In the cemetery, Dr Alston discovered two of the gravestones, Mr Miller carved with elegant inscriptions which referred to the West Indies. One in Cromarty was erected by ‘John Munro Esq. late of Demerara’ to the memory of his father, who died in 1825; the second was a memorial to ‘Daniel Ross of Berbice’, who passed away in 1827. Mr Ross, it turned out, was a relative of Mr Miller, an older, distant cousin by marriage who had entranced the teenager with accounts of life in this colony.
Yet, Scotland had so successfully effaced its comprehensive role in all aspects of the transatlantic African slave trade and national and British Empire building, that “I had heard of Demerara, on the north coast of South America, but not of neighbouring Berbice, both now part of Guyana,” Dr Alston admitted in his book. He would eventually learn that the two colonies and Essequibo seized by Britain in 1796, would become some of the most Scottish of the Caribbean holdings with Berbice, “the most Highland,” presenting the challenge of control by a tiny white population greater than anywhere else in the Caribbean.

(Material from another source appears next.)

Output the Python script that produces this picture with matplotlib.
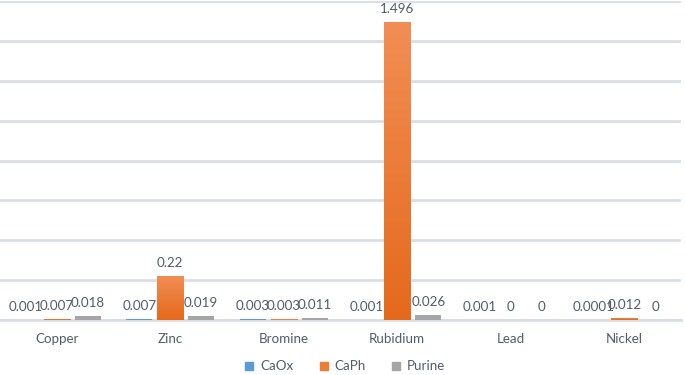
import matplotlib
matplotlib.use("Agg")
import matplotlib.pyplot as plt
import numpy as np
from matplotlib.colors import LinearSegmentedColormap

categories = ["Copper", "Zinc", "Bromine", "Rubidium", "Lead", "Nickel"]
series_names = ["CaOx", "CaPh", "Purine"]
caox = [0.001, 0.007, 0.003, 0.001, 0.001, 0.0001]
caph = [0.007, 0.22, 0.003, 1.496, 0, 0.012]
purine = [0.018, 0.019, 0.011, 0.026, 0, 0]
label_text = [
    ["0.001", "0.007", "0.003", "0.001", "0.001", "0.0001"],
    ["0.007", "0.22", "0.003", "1.496", "0", "0.012"],
    ["0.018", "0.019", "0.011", "0.026", "0", "0"],
]

plt.rcParams['font.family'] = ['Lato', 'DejaVu Sans']
text_color = '#525C6B'
grid_color = '#D9DEE6'
colors = ['#5B9BD5', '#ED7D31', '#A5A5A5']
fs = 9.6

fig = plt.figure(figsize=(6.85, 3.75), dpi=100)
ax = fig.add_axes([0.0, 1 - 320 / 375, 681 / 685, 319 / 375])

x = np.arange(len(categories))
width = 0.23
offset = 0.273
all_series = [caox, caph, purine]
containers = []
for i, vals in enumerate(all_series):
    bars = ax.bar(x + (i - 1) * offset, vals, width=width, color=colors[i],
                  label=series_names[i], linewidth=0, zorder=3)
    containers.append(bars)

# gradient on the orange bars
cmap = LinearSegmentedColormap.from_list('og', ['#E5691B', '#F28E55'])
grad = np.linspace(0, 1, 256).reshape(-1, 1)
for b in containers[1]:
    h = b.get_height()
    if h <= 0:
        continue
    xl = b.get_x()
    im = ax.imshow(grad, cmap=cmap, aspect='auto', origin='lower',
                   extent=[xl, xl + b.get_width(), 0, h], zorder=3.5)
    im.set_clip_path(b)

for i, bars in enumerate(containers):
    for j, b in enumerate(bars):
        ax.annotate(label_text[i][j], (b.get_x() + b.get_width() / 2, b.get_height()),
                    xytext=(0, 5), textcoords='offset points', ha='center', va='bottom',
                    fontsize=fs, color=text_color, zorder=5)

ax.set_xlim(-0.5, len(categories) - 0.5)
ax.set_ylim(0, 1.6)
ax.set_yticks(np.arange(0, 1.61, 0.2))
ax.yaxis.grid(True, color=grid_color, linewidth=2, zorder=0)
ax.set_axisbelow(True)
ax.tick_params(axis='y', left=False, labelleft=False)
ax.tick_params(axis='x', length=0, pad=9.5, labelsize=fs, labelcolor=text_color)
ax.set_xticks(x)
ax.set_xticklabels(categories)
for s in ['top', 'right', 'left']:
    ax.spines[s].set_visible(False)
ax.spines['bottom'].set_color(grid_color)
ax.spines['bottom'].set_linewidth(2)
ax.set_facecolor('none')

handles = [plt.Rectangle((0, 0), 1, 1, color=c) for c in colors]
fig.legend(handles, series_names, loc='center', bbox_to_anchor=(0.504, 1 - 366.5 / 375),
           ncol=3, frameon=False, fontsize=fs, labelcolor=text_color,
           handlelength=0.6, handleheight=0.6, handletextpad=0.5, columnspacing=2.0)

fig.savefig('out.png', dpi=100, facecolor='white')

His extensive research led him to closely examine a map of Berbice, and there looking back at him were Cromarty, and dozens of names mirrored from the coast of the Highlands, ranging from Alness, Culcairn, Kildonan and Lemlair to Tarlogie and Tain. Back then, “there was little or no acknowledgement from professional historians that Scotland, let alone the Highlands, had had any significant involvement with slavery.”
For instance, when the new Museum of Scotland opened in 1998, to “tell the country’s history from earliest times to the present,” there was not a single mention of slavery, he remembers. While “things are a little better” now, this was “achieved by piecemeal change and some of the displays still jar,” he commented in a separate piece published in June 2020. He rebuffed an article in “The Herald” headlined “No society is free from racism but Scotland’s record isn’t bad,” that fed into “the myths which still circulate about Scottish slave-ownership – that Scots did not engage in the slave trade, that Scots were enslaved in the colonies, that Scots are ‘innately’ more egalitarian.”

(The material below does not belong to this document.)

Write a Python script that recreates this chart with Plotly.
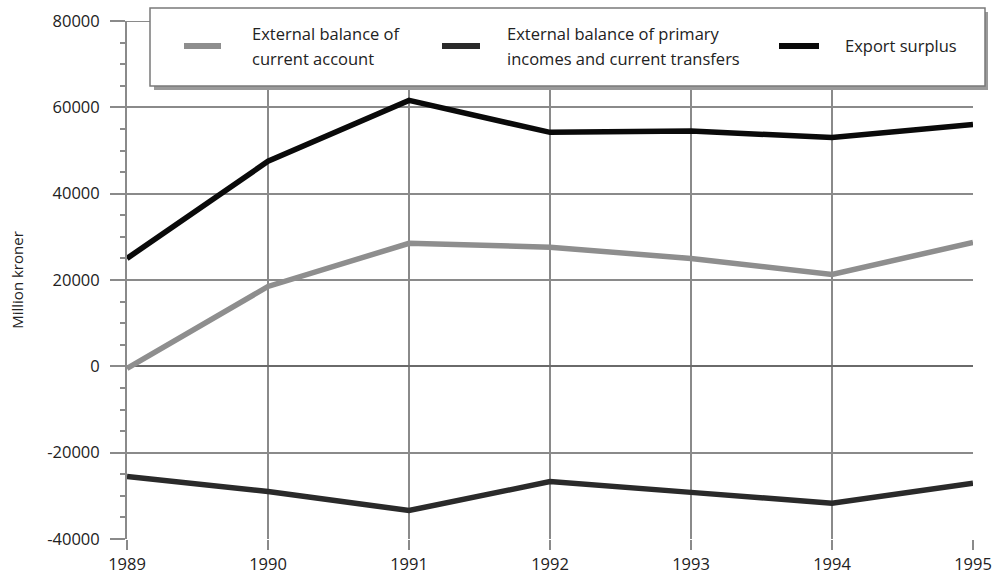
import plotly.graph_objects as go

years = [1989, 1990, 1991, 1992, 1993, 1994, 1995]
current_account = [-500, 18500, 28500, 27600, 25000, 21300, 28700]
primary_incomes = [-25500, -29000, -33400, -26700, -29200, -31700, -27100]
export_surplus = [25000, 47500, 61600, 54200, 54500, 53000, 56000]

y_ticks = [-40000, -20000, 0, 20000, 40000, 60000, 80000]
y_ticktext = [str(v) for v in y_ticks]

legend_lines = [
    ["External balance of", "current account"],
    ["External balance of primary", "incomes and current transfers"],
    ["Export surplus"],
]
legend_names = [" ".join(l) for l in legend_lines]
series = [current_account, primary_incomes, export_surplus]
colors = ["#8e8e8e", "#2a2a2a", "#0a0a0a"]

FONT = "Open Sans"
GRID = "#8a8a8a"
TEXT = "#222"

fig = go.Figure()
for vals, col, name in zip(series, colors, legend_names):
    fig.add_trace(go.Scatter(
        x=years, y=vals, mode="lines", name=name,
        line=dict(color=col, width=5.5),
        cliponaxis=False, showlegend=False,
    ))

fig.update_layout(
    width=995, height=577,
    margin=dict(l=127, r=22, t=21, b=38, autoexpand=False),
    paper_bgcolor="white", plot_bgcolor="white",
    font=dict(family=FONT, size=16, color=TEXT),
    xaxis=dict(
        range=[1989, 1995], tickvals=years, ticktext=[str(y) for y in years],
        showgrid=True, gridcolor=GRID, gridwidth=2,
        ticks="outside", ticklen=10, tickwidth=2, tickcolor=GRID,
        showline=False, zeroline=False, automargin=False,
        tickfont=dict(size=16.5),
    ),
    yaxis=dict(
        range=[-40000, 80000], tickvals=y_ticks, ticktext=y_ticktext,
        showgrid=True, gridcolor=GRID, gridwidth=2,
        zeroline=True, zerolinecolor="#6a6a6a", zerolinewidth=2,
        ticks="outside", ticklen=15, tickwidth=2, tickcolor=GRID,
        showline=True, linecolor=GRID, linewidth=2, automargin=False,
        minor=dict(dtick=5000, ticks="outside", ticklen=5, tickwidth=2,
                   tickcolor=GRID, showgrid=False),
        ticklabelstandoff=7,
        tickfont=dict(size=16.5),
        title=dict(text="Million kroner", font=dict(size=15), standoff=20),
    ),
)

# top gridline at the upper range limit
fig.add_shape(type="line", xref="paper", yref="y", x0=0, x1=1,
              y0=y_ticks[-1], y1=y_ticks[-1], line=dict(color=GRID, width=2),
              layer="below")

# Legend panel with drop shadow, placed in pixel-aligned paper coordinates
W, H = 995, 577
pw, ph = W - 127 - 22, H - 21 - 38


def px(x):
    return (x - 127) / pw


def py(y):
    return 1 - (y - 21) / ph


fig.add_shape(type="rect", xref="paper", yref="paper",
              x0=px(154), x1=px(988), y0=py(90), y1=py(12),
              fillcolor="#9a9a9a", line=dict(width=0), layer="above")
fig.add_shape(type="rect", xref="paper", yref="paper",
              x0=px(150), x1=px(985), y0=py(86), y1=py(8),
              fillcolor="white", line=dict(color="#7a7a7a", width=1.5), layer="above")

sym_x = [(184, 221), (442, 480), (779, 819)]
text_x = [250, 505, 843]
for (a, b), tx, col, lines in zip(sym_x, text_x, colors, legend_lines):
    fig.add_shape(type="line", xref="paper", yref="paper",
                  x0=px(a), x1=px(b), y0=py(46), y1=py(46),
                  line=dict(color=col, width=6), layer="above")
    if len(lines) == 1:
        ys = [45]
    else:
        ys = [34, 59]
    for line_text, ty in zip(lines, ys):
        fig.add_annotation(xref="paper", yref="paper", x=px(tx), y=py(ty),
                           text=line_text, showarrow=False, xanchor="left",
                           yanchor="middle", align="left",
                           font=dict(size=16.5, family=FONT, color=TEXT))

fig.write_html("out.html")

A recent study revealed the historical connection between land ownership and plantation slavery in the Caribbean and Africa, showing that between 1726 and 1929, more than 60 estates, amounting to almost 1.2 million acres and covering 33.5% of the west Highlands and Islands, were acquired using the equivalent of over £120 million by beneficiaries of “slavery derived wealth.” The number of estate sales doubled in the 1830s, with a high number after 1834 when generous compensation was paid by Britain to slave holders, allowing them to reinvest the capital, they had accumulated in the Caribbean, Dr Alston said.
Media reports state most of the £20 million record sum, £15 million was borrowed from famous bankers Nathan Mayer Rothschild and his brother-in-law Moses Montefiore by the British Government and only fully repaid in 2015. The compensation equivalent of about £17 billion went to about 47 000 beneficiaries. Not a penny went to the victims. Over 12.5 million Africans were kidnapped and transported in the British-led Trans-Atlantic slave trade. There is an online Atlantic Slave Trade Database comprising 36,000 individual slaving expeditions between 1514 and 1866. See https://www.slavevoyages.org/
However, on a 2019 visit to the Museum, the presentation Scotland and the World still made no mention of slavery. “Nor did the ‘S’-word appear in a whole section called The Spirit of the Age, which emphasised the positive role of Enlightenment ideas, influential at home and spread by Scots who travelled abroad,” the historian pointed out.
“The example is given of Sheriff Donald Macleod of Geanies, portrayed along with some of his silver and described as ‘a highly respected local figure, typical of those whose adoption of Enlightenment ideas influenced life all over Scotland’. No mention of his slave plantation in Guyana.” On display were “a sugar box, sugar tongs, and snuff boxes” but no link to slavery,” Dr Alston noted, “With the initial narrative of the museum so fundamentally flawed, it is almost impossible to correct it by small changes here and there.”
“I came to feel that Cromarty was haunted, not just by a black teenager, but by many ghosts of the Caribbean and beyond, half-glimpsed figures who flitted on the edges of the conventional view of the town’s past. In many parts of the Caribbean they call these ghosts jumbies.” Now, it is clear that Cromarty and Scotland as a whole, had immersed itself in the exploitation of enslaved Africans and their descendants.
As for John Munro’s gravestone, Dr Alston discovered that John had gone to Demerara with his brother Alexander, and when the latter died there in 1823, he left five children − Eliza, Jane, Sophy, Mary and Jessey − all daughters of Eve, an enslaved African woman. Since Alexander had not freed Eve, their daughters were also born slaves and all five were advertised for sale, along with their mother, by the executors of his estate. Someone, possibly John, stepped in to buy them and then paid the hefty fee for their manumission, the formal process of granting freedom. When John died in 1833, he left his property to be divided among his mother Jessy, his sister Sophia, both in Cromarty, and his five, finally free black nieces in Demerara.
ID ponders the words of David Alston: “It is important to recover the truth and over the past 20 years or so much has been done. It has been hard work, often against the grain of the stories Scots want to tell themselves.”